Child Benefit reform - a spectacular own-goal
Toasting the first day of Conference with a glass of sparkling mineral water, David Cameron and George Osborne have taken a swipe at the very foundation of society they promised to support.
His Grace is not in favour of universal benefits: it is indeed absurd that the poor should be taxed to subsidise the rich and that the state should cream off the costs of administering such an arrangement .
But the announcement yesterday on the reform of Child Benefit is as unjust as it is non-sensical. It completely upstaged the rather more welcome cap on benefits, which will put an end to families of 10 living in £1.2million mansions on benefits worth £166,000 a year, all courtesy of the taxpayer. And no doubt the Child Benefit reform will rumble on today, upstaging important debates on poverty.
The Chancellor's announcement was simply to withdraw the benefit from households in which either parent pays the higher-rate of income tax (40 per cent), so that anyone earning more than £44,000 (c£32,000 after tax) would lose £1,056 per annum (for one child); £1,753 (for two); £2,449 (for three); £3,146 (for four); or £3,843 (for five).
This is not petty cash or pocket money.
What irks His Grace is that any couple with one earner on more than £44,000 will lose their child benefit, even if the other stays at home and has no income.
Many mothers opt to stay at home to look after their children: this is wholesome, good, and a manifest benefit to society which ought to be encouraged.
But two working parents each earning just under the higher-rate tax threshold can now earn more than £80,000 and retain child benefit, while a household with just one income of £45,000 would lose it.
How is this supporting marriage and the family?
Why is the Conservative Party penalising families in which the mother chooses to stay at home to rear and nurture her children?
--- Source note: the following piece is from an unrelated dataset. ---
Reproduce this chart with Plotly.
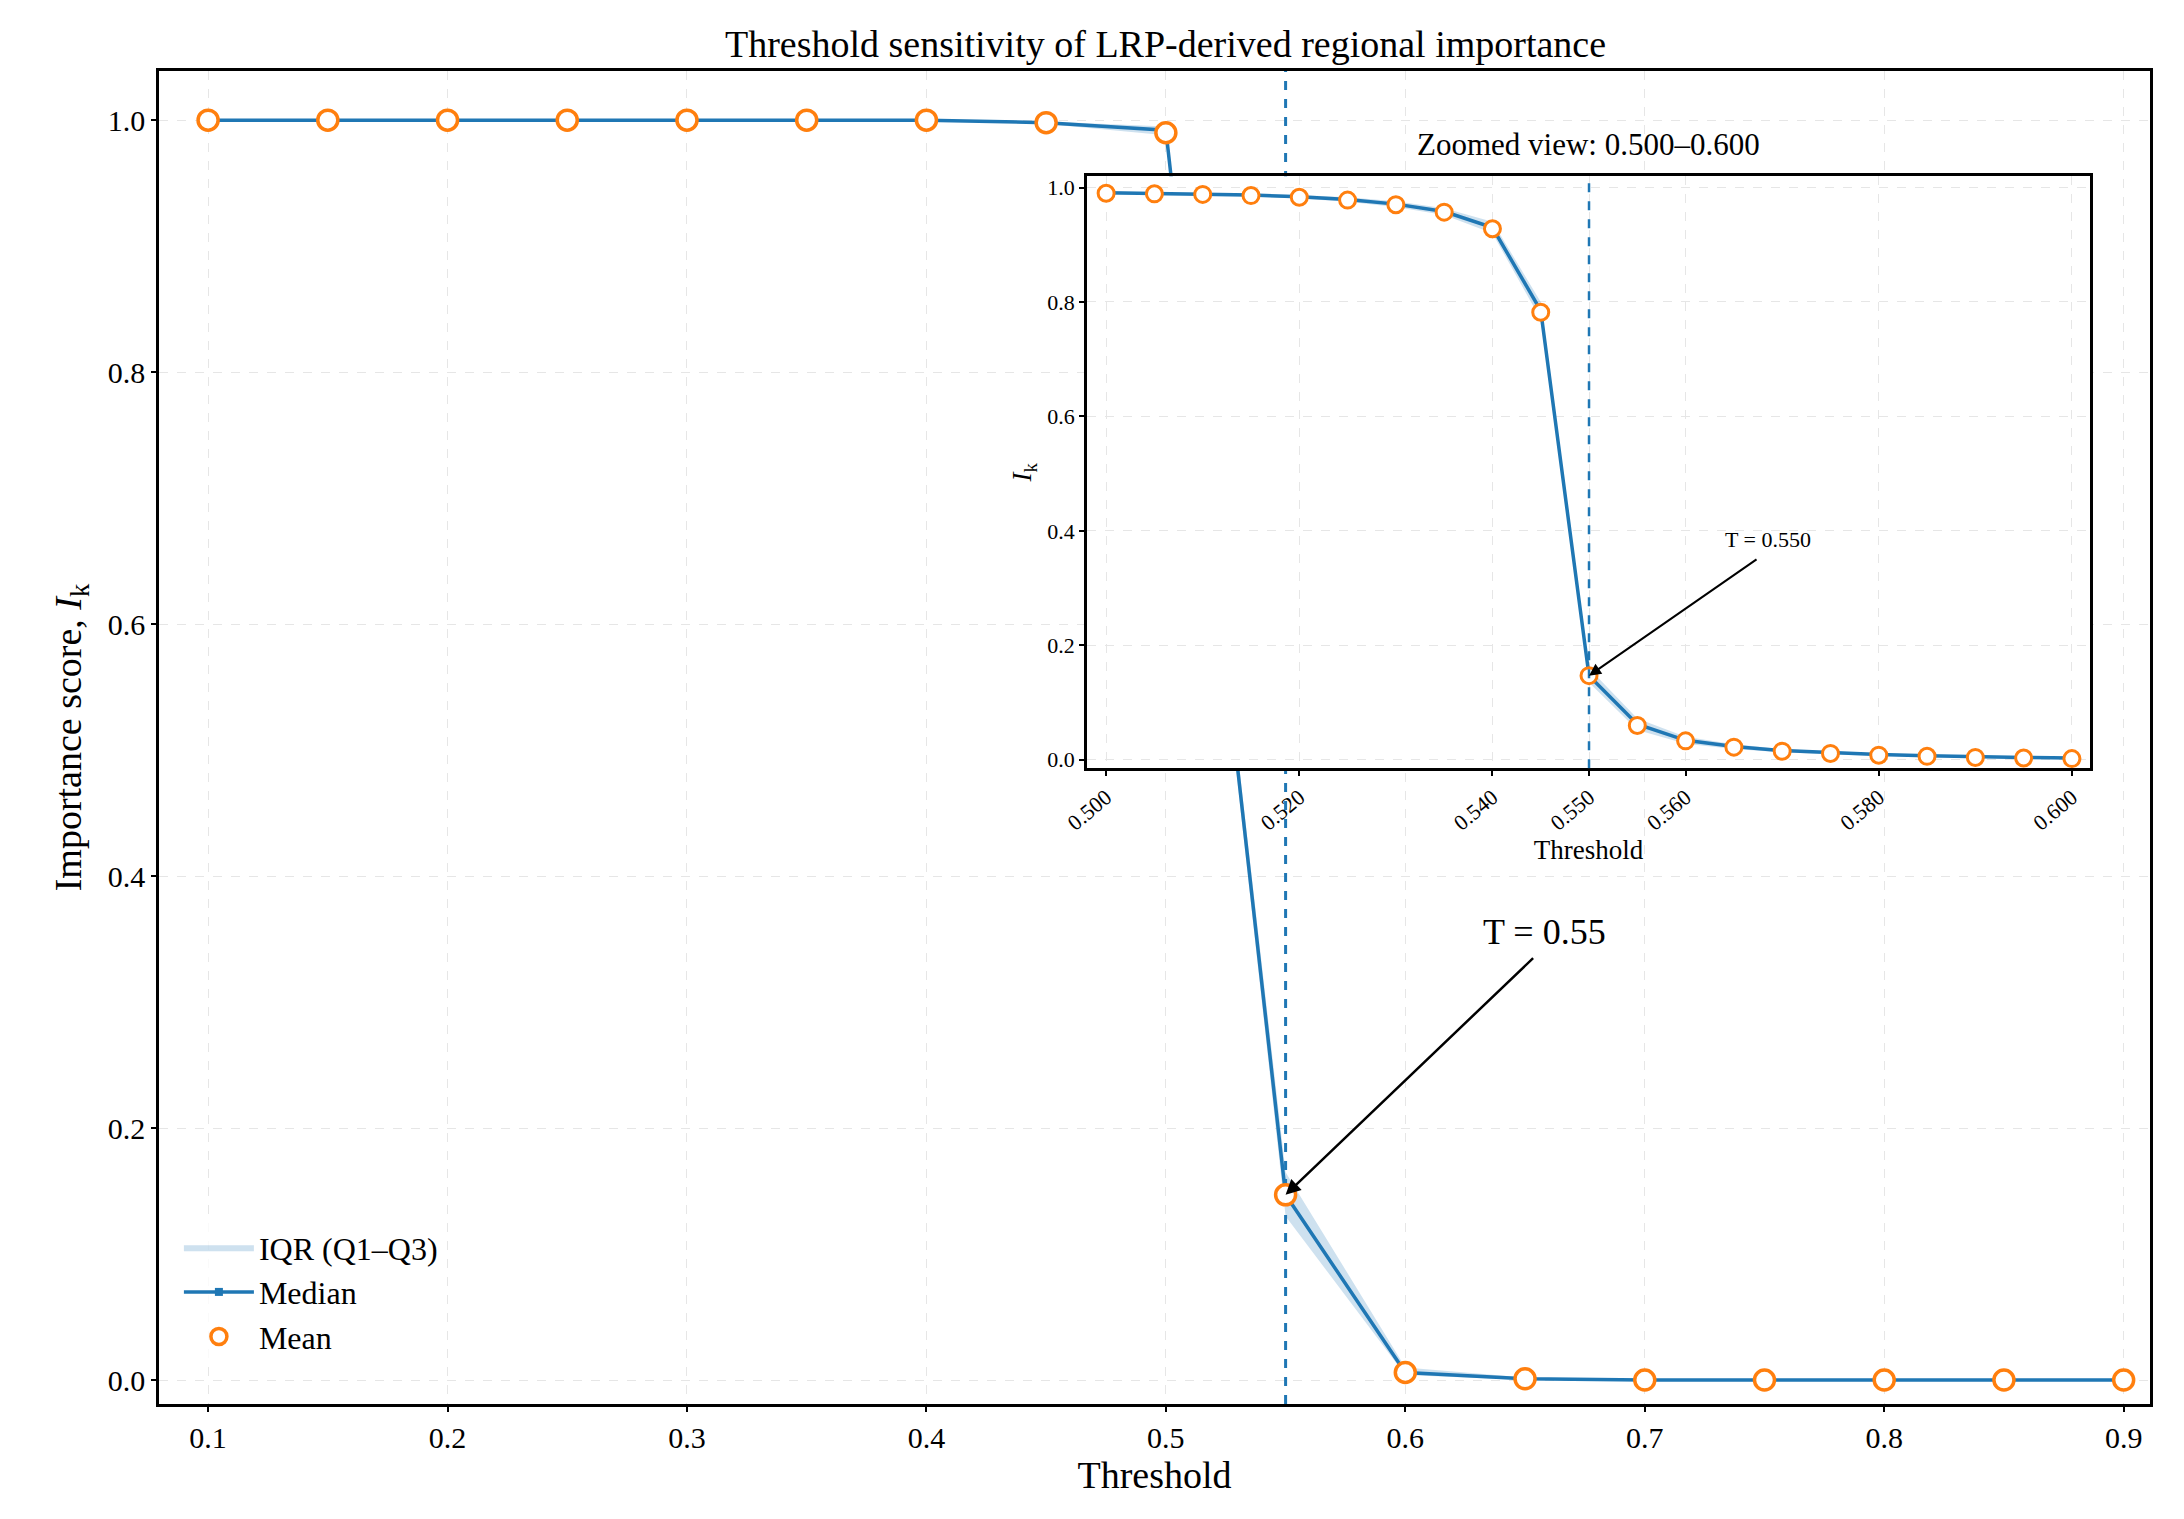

As Michael Gove said last year, the decline of marriage is 'bad for us all'. He said:
If we're all reviewing our economic perspectives in the wake of the credit crunch, shouldn't we also extend that same process to our most intimate concerns? Shouldn't we see personal relations less through the prism of celebrating freedom and maximising pleasure and more as a means of growing through sharing? Support for marriage should actually be a cause behind which progressives rally. We may promise to wed for richer, for poorer, but we all live in an impoverished society if more and more people choose to put me before we.And at the 2008 conference, Maria Miller MP, then shadow minister for the family and one of Michael Gove's team, announced a new policy:
Most young couples now get married in a civil ceremony. Unlike a church wedding, there is no tradition of pre-marriage preparation for couples marrying at a registry office. We want that to change. We want local registrars to start signposting couples to pre-marital education as a matter of routine. The Local Government Association who co-ordinate the role of wedding registrars, agree and I am pleased to say that they (are) putting forward this policy so that every young couple getting married will be made aware of the benefits they would get from relationship support at this critical point in their life. In the US, couples who have this type of pre-marriage education are a third less likely to divorce. We want this type of support for couples to be routine in Britain too.Along with tax-breaks for married couples, this crucial support for marriage appears to have been a victim of the Coalition agreement.
This is not progressive, and neither is it compassionate nor particularly conservative.